Après une semaine de combats, les troupes franquistes n’ont toujours pas atteint leur objectif, Artesa de Sègre. Les troupes républicaines ayant reçues des renforts, notamment quelques canons et des chars, et aidées par le relief accidenté et le mauvais temps opposent une belle résistance sur la ligne Baldomar – La Clua.

Plaine d'Artesa de Sègre (au-milieu de la photo). Au second plan, le serra de Munt. le Sègre coule au niveau des arbres, à droite sur la photo

Le 29 Décembre, les 82eme et 84eme divisions attaquent à partir de la tête de pont de Balaguer. Camarasa tombe rapidement. Ces deux unités progressent rapidement vers Artesa de Sègre. Les positions républicaines de la ligne Baldomar – La Clua vont céder peu à peu : le ravin de Camallonga au sud-est de Vilanova de Maià, Sant-Ermengol vers le nord-est, le secteur clé de la Serra Grossa le 31 conquis par le 8eme bataillon d’Amérique au prix de lourdes pertes et Baldomar le 2 janvier.

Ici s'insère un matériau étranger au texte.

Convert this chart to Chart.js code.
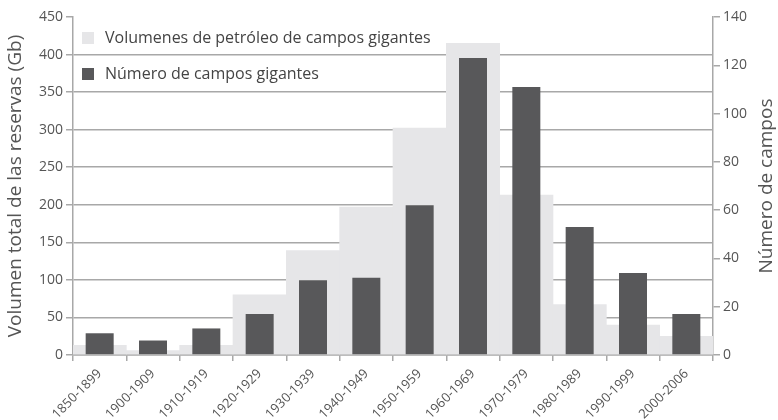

L’étau se referme sur Artesa de Sègre. Le 3 Janvier au matin, un groupe de la 150eme division passe le Sègre vers Anyà mais ne va pas plus loin que le canal d’Urgell. A l’est et au sud-est les autres unités ne sont plus qu’à quelques kilomètres. Montsonis est occupé le même jour.

Finalement, après quelques tentatives infructueuses, les soldats franquistes franchissent le Sègre à Vernet puis entrent dans Artesa et occupent rapidement le sommet du Castellot le 4 janvier en fin d’après-midi

Artesa de Sègre vue du sommet de Lo Castellot (478 m). Au fond, à droite, se trouve la montagne de Sant-Mamet
Dès lors, la résistance s'écroule. Le 26 janvier, l'armée du général Franco occupait Barcelona et le 10 février l'ensemble de la Catalogne.